= Mountain Locator Unit =

A Mountain Locator Unit (MLU) was a radio transmitter for use by mountain climbers as an emergency locator beacon when the wearer needs rescue.

The MLUs were simple radio beacons, and thus required search and rescuers to use traditional radio direction finding (RDF or DF) equipment to obtain a bearing, but not a precise location, to the beacon.

Unique to Mount Hood, these devices could be rented for $5 at Portland-area outdoor shops and the Inn, open 24 hours a day. The units were available from the late 1980s until 2017, but advances in technology now provide superior locating information by devices such as a PLB, InReach or Spot.

Groups scaling Mount Hood are recommended to carry an emergency signaling device and all climbers must register before climbing and sign out upon return.

The MLU was designed after a school group with two adults and seven children perished on Mount Hood in 1986. (See Mount Hood climbing accidents.) The bodies of some of the group were found in a snow cave a day after the searchers had passed within fifteen feet of their shelter without noticing them.

According to Steve Rollins of Portland Mountain Rescue, the units could be worn on a sash across the chest and were relatively light. Renting MLU's was less expensive than either purchasing or renting a personal locator beacon, which typically cost several hundred dollars to buy, or rent from various sources for around $50 per week.

The Mount Hood MLU system was controlled and maintained by the U.S. Forest Service and Clackamas County Sheriff. Transmitters broadcast at 168.54 MHz and provided good signals even when buried in snow. They could be received at up to 20 mi, though the signal travels in line of sight, so they could not be received from behind a ridge or deep in a canyon. The technology is very similar to wildlife tracking systems.

A Mountain Locator Unit only transmitted a signal and did not initiate a rescue (when you activated an MLU beacon, there was no one monitoring for signals, the device only assisted rescuers in locating lost climbers once a rescue has been requested by other means and rescuers know to listen and search for the beacon's signal. They were also not designed to be used for avalanche safety (avalanche beacons are entirely different than what MLU's were designed for.)

The use of MLU Beacon technology was overtaken by availability of Personal Locator Beacons (PLBs) and other technologies such as "SPOT Satellite GPS Messengers". These newer technologies not only allow rescuers to determine your location, but they also have the ability to initiate a rescue by alerting authorities that you are in need of help.

In fact, most modern cell phones have built in GPS receivers. If a climber calls 911, the cell phone may automatically provide emergency services with the climber's GPS coordinates. Cell phones also allow the lost or injured climber to provide important information to rescuers, such as the nature of any injuries; however, cell phone coverage on Mount Hood can be spotty and they are therefore not necessarily a replacement for other technologies such as PLBs which leverage satellites overhead for communication.
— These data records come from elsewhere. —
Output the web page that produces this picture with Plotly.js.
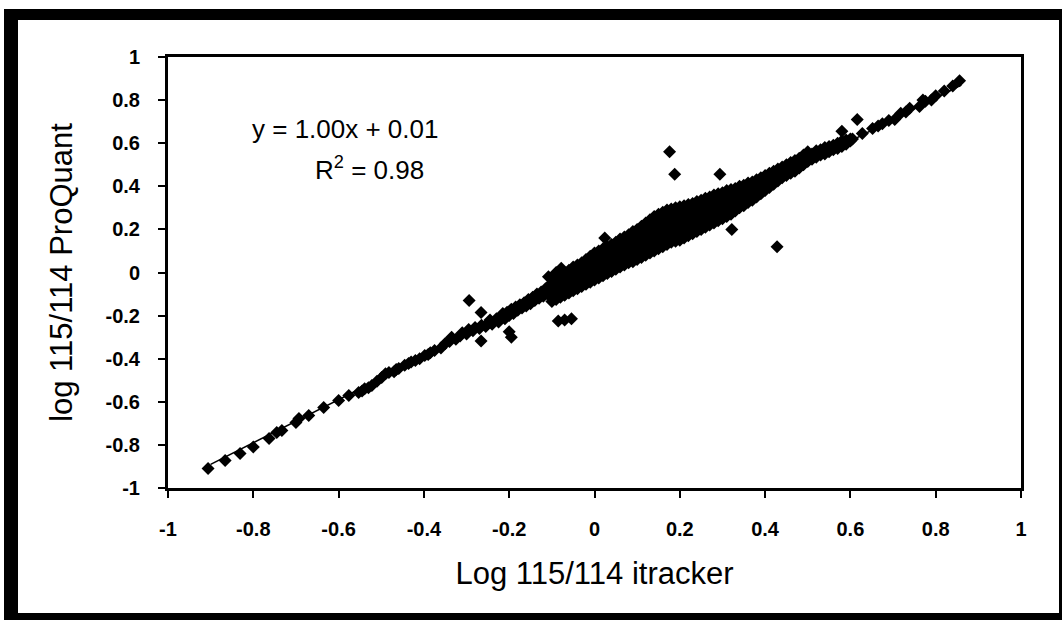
<!DOCTYPE html>
<html>
<head>
<meta charset="utf-8">
<script src="https://cdn.plot.ly/plotly-3.0.1.min.js"></script>
<style>
  html, body { margin: 0; padding: 0; background: #ffffff; }
  #wrap { position: relative; width: 1062px; height: 620px; overflow: hidden; }
  #chart { position: absolute; left: 0; top: 0; width: 1062px; height: 620px; }
  #frame { position: absolute; left: 4px; top: 9px; width: 1058px; height: 611px;
           box-sizing: border-box; border-style: solid; border-color: #000;
           border-width: 11px 3px 7px 14px; pointer-events: none; }
</style>
</head>
<body>
<div id="wrap">
  <div id="chart"></div>
  <div id="frame"></div>
</div>
<script>
// ---- data ----
// sparse lower-left part of the line
const lowX = [-0.906, -0.866, -0.831, -0.80, -0.763, -0.745, -0.733, -0.70, -0.693, -0.67, -0.635, -0.60, -0.576, -0.553, -0.545, -0.539, -0.53, -0.522, -0.51, -0.499, -0.49, -0.482, -0.47, -0.465, -0.459, -0.445, -0.436, -0.43, -0.42, -0.41, -0.398, -0.39, -0.385, -0.375];
const lowY = [-0.91, -0.872, -0.84, -0.81, -0.77, -0.742, -0.733, -0.696, -0.678, -0.663, -0.626, -0.594, -0.571, -0.557, -0.55, -0.539, -0.535, -0.524, -0.505, -0.487, -0.47, -0.464, -0.46, -0.45, -0.445, -0.43, -0.422, -0.415, -0.408, -0.40, -0.385, -0.38, -0.372, -0.362];

// middle-lower band
const midX = [-0.36, -0.35, -0.34, -0.335, -0.325, -0.315, -0.31, -0.30, -0.295, -0.285, -0.28, -0.27, -0.265, -0.255, -0.25, -0.245, -0.24, -0.23, -0.225, -0.22, -0.215, -0.21, -0.205, -0.20, -0.195, -0.19, -0.185, -0.18, -0.175, -0.17, -0.165, -0.16, -0.155, -0.15, -0.145, -0.14, -0.135, -0.13, -0.125, -0.12, -0.115, -0.11, -0.105];
const midY = [-0.35, -0.33, -0.32, -0.30, -0.31, -0.295, -0.28, -0.285, -0.265, -0.27, -0.255, -0.26, -0.245, -0.25, -0.235, -0.22, -0.24, -0.215, -0.23, -0.205, -0.19, -0.215, -0.185, -0.20, -0.17, -0.19, -0.16, -0.175, -0.15, -0.165, -0.14, -0.155, -0.125, -0.145, -0.115, -0.13, -0.10, -0.12, -0.09, -0.11, -0.075, -0.10, -0.065];

// dense central cloud (columns, first set)
const denseX = [
  -0.10,-0.10,-0.10,-0.10, -0.09,-0.09,-0.09,-0.09, -0.08,-0.08,-0.08,-0.08, -0.07,-0.07,-0.07,-0.07,
  -0.06,-0.06,-0.06,-0.06, -0.05,-0.05,-0.05,-0.05, -0.04,-0.04,-0.04,-0.04, -0.03,-0.03,-0.03,-0.03,
  -0.02,-0.02,-0.02,-0.02, -0.01,-0.01,-0.01,-0.01, 0.00,0.00,0.00,0.00, 0.01,0.01,0.01,0.01,
  0.02,0.02,0.02,0.02, 0.03,0.03,0.03,0.03, 0.04,0.04,0.04,0.04, 0.05,0.05,0.05,0.05,
  0.06,0.06,0.06,0.06, 0.07,0.07,0.07,0.07, 0.08,0.08,0.08,0.08, 0.09,0.09,0.09,0.09,
  0.10,0.10,0.10,0.10, 0.11,0.11,0.11,0.11, 0.12,0.12,0.12,0.12, 0.13,0.13,0.13,0.13,
  0.14,0.14,0.14,0.14, 0.15,0.15,0.15,0.15, 0.16,0.16,0.16,0.16, 0.17,0.17,0.17,0.17,
  0.18,0.18,0.18,0.18, 0.19,0.19,0.19,0.19, 0.20,0.20,0.20,0.20, 0.21,0.21,0.21,0.21,
  0.22,0.22,0.22,0.22, 0.23,0.23,0.23,0.23, 0.24,0.24,0.24,0.24, 0.25,0.25,0.25,0.25,
  0.26,0.26,0.26,0.26, 0.27,0.27,0.27,0.27, 0.28,0.28,0.28,0.28, 0.29,0.29,0.29,0.29,
  0.30,0.30,0.30,0.30, 0.31,0.31,0.31,0.31, 0.32,0.32,0.32,0.32, 0.33,0.33,0.33,0.33,
  0.34,0.34,0.34,0.34, 0.35,0.35,0.35,0.35, 0.36,0.36,0.36,0.36, 0.37,0.37,0.37,0.37
];
const denseY = [
  -0.135,-0.10,-0.065,-0.03, -0.125,-0.09,-0.055,-0.02, -0.115,-0.08,-0.045,-0.01, -0.105,-0.07,-0.035,0.00,
  -0.095,-0.06,-0.025,0.01, -0.085,-0.05,-0.015,0.025, -0.075,-0.04,-0.005,0.035, -0.065,-0.03,0.005,0.045,
  -0.055,-0.02,0.02,0.06, -0.045,-0.01,0.03,0.075, -0.035,0.005,0.045,0.09, -0.025,0.015,0.055,0.10,
  -0.015,0.025,0.07,0.11, -0.005,0.035,0.08,0.12, 0.005,0.045,0.09,0.13, 0.015,0.055,0.10,0.14,
  0.025,0.065,0.11,0.155, 0.035,0.08,0.12,0.165, 0.045,0.09,0.13,0.175, 0.05,0.095,0.14,0.19,
  0.06,0.105,0.15,0.20, 0.07,0.12,0.165,0.215, 0.08,0.13,0.18,0.23, 0.09,0.14,0.19,0.245,
  0.10,0.15,0.205,0.26, 0.11,0.16,0.215,0.27, 0.12,0.17,0.225,0.28, 0.13,0.18,0.235,0.29,
  0.14,0.19,0.245,0.295, 0.145,0.195,0.25,0.30, 0.15,0.205,0.255,0.305, 0.16,0.21,0.26,0.31,
  0.17,0.22,0.27,0.315, 0.18,0.23,0.275,0.32, 0.19,0.235,0.285,0.33, 0.20,0.245,0.29,0.335,
  0.21,0.255,0.30,0.345, 0.22,0.265,0.31,0.35, 0.23,0.275,0.32,0.36, 0.24,0.285,0.325,0.365,
  0.25,0.29,0.33,0.37, 0.26,0.30,0.34,0.38, 0.27,0.31,0.35,0.385, 0.285,0.32,0.355,0.39,
  0.30,0.335,0.37,0.40, 0.31,0.345,0.375,0.405, 0.325,0.355,0.385,0.415, 0.335,0.365,0.395,0.42
];

// dense central cloud (second set, between the first)
const dense2X = [
  -0.10,-0.10,-0.10, -0.09,-0.09,-0.09, -0.08,-0.08,-0.08, -0.07,-0.07,-0.07,
  -0.06,-0.06,-0.06, -0.05,-0.05,-0.05, -0.04,-0.04,-0.04, -0.03,-0.03,-0.03,
  -0.02,-0.02,-0.02, -0.01,-0.01,-0.01, 0.00,0.00,0.00, 0.01,0.01,0.01,
  0.02,0.02,0.02, 0.03,0.03,0.03, 0.04,0.04,0.04, 0.05,0.05,0.05,
  0.06,0.06,0.06, 0.07,0.07,0.07, 0.08,0.08,0.08, 0.09,0.09,0.09,
  0.10,0.10,0.10, 0.11,0.11,0.11, 0.12,0.12,0.12, 0.13,0.13,0.13,
  0.14,0.14,0.14, 0.15,0.15,0.15, 0.16,0.16,0.16, 0.17,0.17,0.17,
  0.18,0.18,0.18, 0.19,0.19,0.19, 0.20,0.20,0.20, 0.21,0.21,0.21,
  0.22,0.22,0.22, 0.23,0.23,0.23, 0.24,0.24,0.24, 0.25,0.25,0.25,
  0.26,0.26,0.26, 0.27,0.27,0.27, 0.28,0.28,0.28, 0.29,0.29,0.29,
  0.30,0.30,0.30, 0.31,0.31,0.31, 0.32,0.32,0.32, 0.33,0.33,0.33,
  0.34,0.34,0.34, 0.35,0.35,0.35, 0.36,0.36,0.36, 0.37,0.37,0.37
];
const dense2Y = [
  -0.118,-0.083,-0.048, -0.108,-0.073,-0.038, -0.098,-0.063,-0.028, -0.088,-0.053,-0.018,
  -0.078,-0.043,-0.008, -0.068,-0.033,0.005, -0.058,-0.023,0.015, -0.048,-0.013,0.025,
  -0.038,0.00,0.04, -0.028,0.01,0.053, -0.015,0.025,0.068, -0.005,0.035,0.078,
  0.005,0.048,0.09, 0.015,0.058,0.10, 0.025,0.068,0.11, 0.035,0.078,0.12,
  0.045,0.088,0.133, 0.058,0.10,0.143, 0.068,0.11,0.153, 0.073,0.118,0.165,
  0.083,0.128,0.175, 0.095,0.143,0.19, 0.105,0.155,0.205, 0.115,0.165,0.218,
  0.125,0.178,0.233, 0.135,0.188,0.243, 0.145,0.198,0.253, 0.155,0.208,0.263,
  0.165,0.218,0.27, 0.17,0.223,0.275, 0.178,0.23,0.28, 0.185,0.235,0.285,
  0.195,0.245,0.293, 0.205,0.253,0.298, 0.213,0.26,0.308, 0.223,0.268,0.313,
  0.233,0.278,0.323, 0.243,0.288,0.33, 0.253,0.298,0.34, 0.263,0.305,0.345,
  0.27,0.31,0.35, 0.28,0.32,0.36, 0.29,0.33,0.368, 0.303,0.338,0.373,
  0.318,0.353,0.385, 0.328,0.36,0.39, 0.34,0.37,0.40, 0.35,0.38,0.408
];

// upper band
const upX = [0.38,0.38,0.38, 0.39,0.39,0.39, 0.40,0.40,0.40, 0.41,0.41,0.41, 0.42,0.42,0.42, 0.43,0.43,0.43, 0.44,0.44,0.44, 0.45,0.45,0.45, 0.46,0.46,0.46, 0.47,0.47,0.47, 0.48,0.48,0.48, 0.49,0.49,0.49, 0.50,0.50,0.50, 0.51,0.51, 0.52,0.52, 0.53,0.53, 0.54,0.54, 0.55,0.55, 0.56,0.56, 0.57,0.57, 0.58,0.58, 0.59,0.59, 0.60,0.60];
const upY = [0.35,0.39,0.43, 0.365,0.40,0.44, 0.38,0.415,0.45, 0.395,0.43,0.46, 0.41,0.445,0.47, 0.425,0.455,0.48, 0.44,0.465,0.49, 0.45,0.475,0.50, 0.46,0.485,0.51, 0.47,0.495,0.52, 0.485,0.51,0.53, 0.50,0.525,0.545, 0.515,0.54,0.56, 0.525,0.55, 0.535,0.565, 0.545,0.57, 0.55,0.58, 0.56,0.585, 0.57,0.59, 0.575,0.60, 0.585,0.61, 0.595,0.615, 0.61,0.62];
const up2X = [0.38,0.38, 0.39,0.39, 0.40,0.40, 0.41,0.41, 0.42,0.42, 0.43,0.43, 0.44,0.44, 0.45,0.45, 0.46,0.46, 0.47,0.47, 0.48,0.48, 0.49,0.49, 0.50,0.50];
const up2Y = [0.37,0.41, 0.383,0.42, 0.398,0.433, 0.413,0.445, 0.428,0.458, 0.44,0.468, 0.453,0.478, 0.463,0.488, 0.473,0.498, 0.483,0.508, 0.498,0.52, 0.513,0.535, 0.528,0.55];

// sparse upper-right part
const topX = [0.58, 0.605, 0.628, 0.652, 0.665, 0.675, 0.69, 0.704, 0.718, 0.73, 0.739, 0.762, 0.77, 0.776, 0.79, 0.80, 0.82, 0.84, 0.856];
const topY = [0.655, 0.62, 0.645, 0.668, 0.68, 0.69, 0.705, 0.71, 0.739, 0.745, 0.762, 0.77, 0.80, 0.795, 0.80, 0.82, 0.842, 0.866, 0.89];

// points away from the line
const outX = [-0.294, -0.266, -0.266, -0.20, -0.195, -0.09, -0.085, -0.07, -0.054, -0.108, -0.078, 0.024, 0.176, 0.188, 0.294, 0.322, 0.428, 0.616];
const outY = [-0.13, -0.186, -0.318, -0.275, -0.30, 0.00, -0.225, -0.22, -0.215, -0.02, 0.02, 0.16, 0.56, 0.456, 0.456, 0.20, 0.12, 0.71];

// fitted trend line ends
const trendX = [-0.90, 0.86];
const trendY = [-0.89, 0.87];

// axis ticks
const tickVals = [-1, -0.8, -0.6, -0.4, -0.2, 0, 0.2, 0.4, 0.6, 0.8, 1];
const tickText = ['-1', '-0.8', '-0.6', '-0.4', '-0.2', '0', '0.2', '0.4', '0.6', '0.8', '1'];

// texts
const xTitle = 'Log 115/114 itracker';
const yTitle = 'log 115/114 ProQuant';
const eqText = 'y = 1.00x + 0.01';
const r2Text = 'R<sup>2</sup> = 0.98';

// ---- chart ----
const allX = [].concat(lowX, midX, denseX, dense2X, upX, up2X, topX, outX);
const allY = [].concat(lowY, midY, denseY, dense2Y, upY, up2Y, topY, outY);

const FONT = 'Liberation Sans, Arial, sans-serif';

const traces = [
  { x: trendX, y: trendY, type: 'scatter', mode: 'lines',
    line: { color: '#000', width: 1.5 }, hoverinfo: 'skip', showlegend: false },
  { x: allX, y: allY, type: 'scatter', mode: 'markers',
    marker: { symbol: 'diamond', size: 10, color: '#000', line: { width: 0 } },
    showlegend: false }
];

const axisCommon = {
  range: [-1, 1], tickmode: 'array', tickvals: tickVals, ticktext: tickText,
  ticks: 'outside', ticklen: 7, tickwidth: 2, tickcolor: '#000',
  showline: true, linewidth: 3, linecolor: '#000', mirror: true,
  showgrid: false, zeroline: false,
  tickfont: { family: FONT, size: 20, color: '#000', weight: 'bold' }
};

const layout = {
  width: 1062, height: 620,
  margin: { l: 168, r: 41, t: 57, b: 132, pad: 0 },
  paper_bgcolor: '#fff', plot_bgcolor: '#fff',
  showlegend: false,
  xaxis: Object.assign({}, axisCommon, {
    ticklabelstandoff: 14,
    title: { text: xTitle, font: { family: FONT, size: 31, color: '#000' }, standoff: 24 }
  }),
  yaxis: Object.assign({}, axisCommon, {
    ticklabelstandoff: 14,
    title: { text: yTitle, font: { family: FONT, size: 31, color: '#000' }, standoff: 24 }
  }),
  annotations: [
    { x: -0.585, y: 0.668, xref: 'x', yref: 'y', text: eqText, showarrow: false,
      font: { family: FONT, size: 26, color: '#000' } },
    { x: -0.527, y: 0.483, xref: 'x', yref: 'y', text: r2Text, showarrow: false,
      font: { family: FONT, size: 26, color: '#000' } }
  ]
};

Plotly.newPlot('chart', traces, layout, { staticPlot: true, displayModeBar: false });
</script>
</body>
</html>
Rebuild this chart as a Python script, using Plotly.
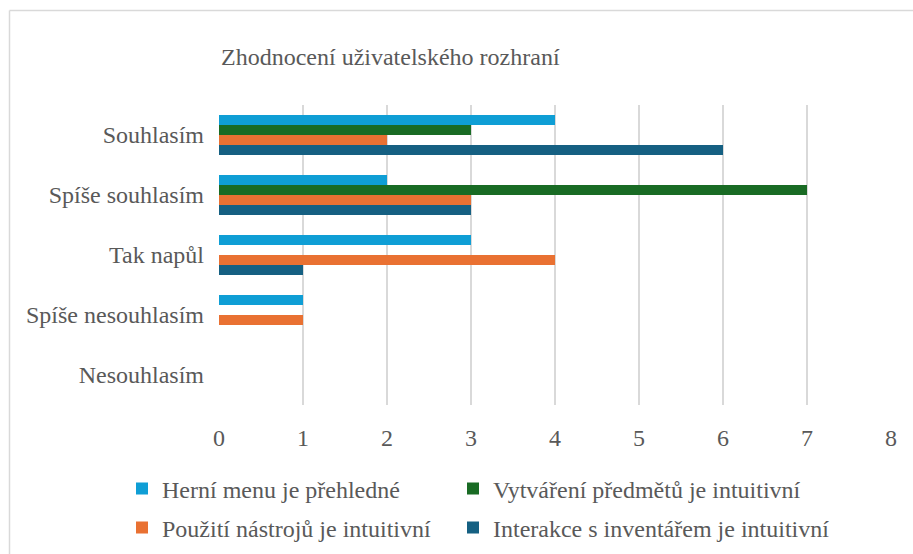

Oregon State Representative John Lim (R) introduced House Bill 2509, which would require climbers to use an electronic signaling device when climbing above 10,000 feet between November and March. The Oregon House of Representatives passed an amended version of the bill 33 to 22 on March 28, 2007 after a lengthy floor debate and passed it onto the Oregon State Senate where it died in committee. The bill was widely opposed by mountain rescue organizations for fear that it would cause inexperienced climbers to rely on rescuers to save them rather than learning to become self-reliant.